Depends what you mean by sole monopoly. The Hightowers are patrons of the Citadel, but they don’t control the Citadel, because the Citadel’s neutrality is key to its success.
As to breakaway Citadels, I think the issue is that the main Citadel wouldn’t work with them or anyone who employed them, so there’s real downsides involved.
What’s your opinion on Rhaegar? Was he a fool, arrogant or a tragic figure?
See here.
Do you think Bloodraven actually killed a thousand children in his search for the next Greenseer, or were the thousand other dreamers impaled upon their points meant to be more metaphorical?
I don’t think he killed them himself, but he does bear partial culpability.
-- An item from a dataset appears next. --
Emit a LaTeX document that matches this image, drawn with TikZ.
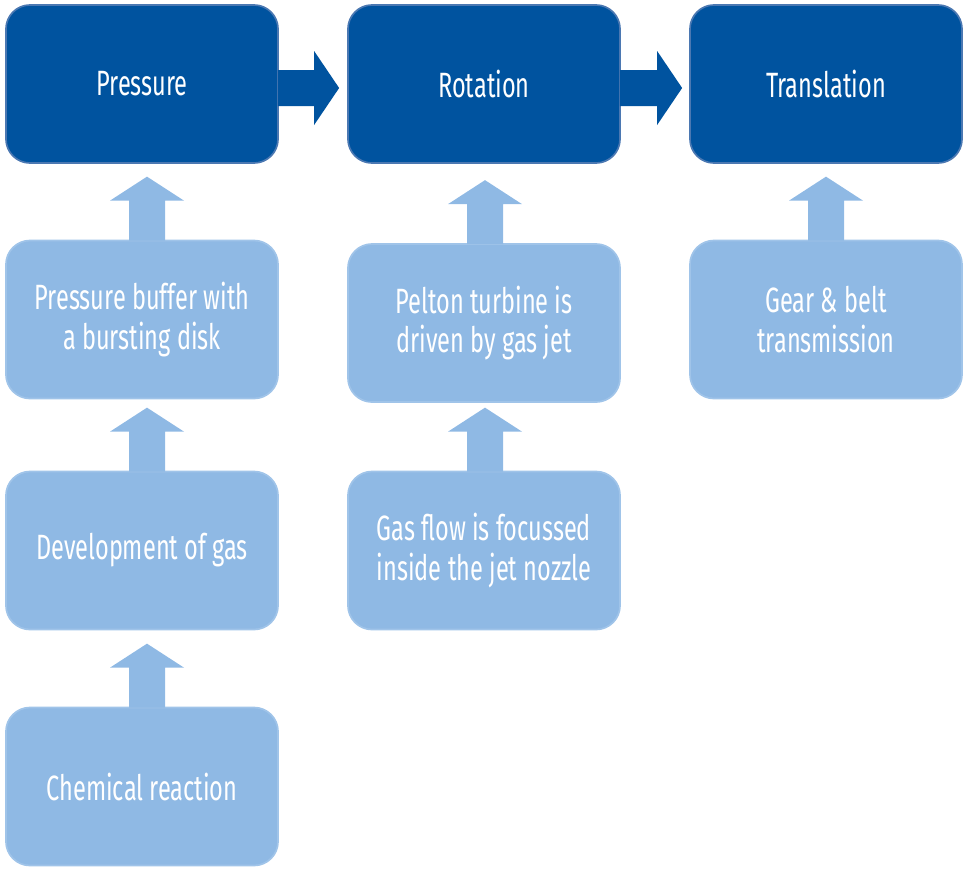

Shouldn’t the Valyrian dragonriding families have preferred dragonbone bows to valyrian steel swords, given that fighting on dragonback should lead to a preference for long range weapons? What are they going to attack with the sword, the dragon?
Other dragonriders.
RE: Sif. Kevin Feige implied that Loki (masquerading as Odin) might have exiled her so she wouldn’t uncover his disguise.
Yeah, that wouldn’t surprise me.
No more Tales of Honest Thomas Rhymer?
Working on ‘em, there’s a long list of stuff I need to write.
So I had a thought on the Disputed Lands and slave labor. It seems weird to me that there are so many slaves proportionally in the Free Cities, so there has to be some kind of demand for them somewhere like a need for manual labor to farm large amounts, like the reason African slaves were brought to the Americas. This might be the real reason why the disputed lands are so fertile/how the Free Cities support such large populations. I just wanted to know if you thought that a plausible head cannon
You raise a good point. Slavery of the intense proportions seen in the Free Cities was only seen historically in single-export plantation economies. And yet, the Free Cities’ economies are overhwelmingly focused on commerce, finance, and the production of high value-added manufactured goods.
So vast latifundia in the Disputed Lands would provide at least a partial explanation for why you see such unusually high levels of slavery in the Free Cities. Not a complete explanation, but better than what we have now.
In Thor Ragnarok. What happened to Sif?
I’m going to guess she was on Earth when it happened.
Do you think that the later Targaryens are aware that “the blood of the dragon” phrase might be more than just metaphorical? How do you think Dany would react?
1. No.
2. Badly.
… huh, really, Steven?
The Targaryens have had their fair share of mystics and dabblers in the higher mysteries, and have been friends with same. It seems not just possible, but highly likely that the possibility of literal dragon blood flowing through their veins was discussed between, say, Jaehaerys and Septon Barth, or Aerys I and Bloodraven, or even between Rhaegar and Aemon. I mean, we can puzzle it out, and we have access to far fewer in-universe resources than they would have.
And I’m… not sure why you think Dany would react badly? She’s the self-styled Mother of Dragons already. The notion that her family line has the blood of those noble creatures pumping through their hearts seems like it should meet with her approval; I bet she’d go “A lot of my life makes a lot more sense now.”
1. Depends who one defines as a later Targaryen, I suppose.
2. I think it’s one thing feeling a sense of spiritual kinship and another knowing that you are not fully human.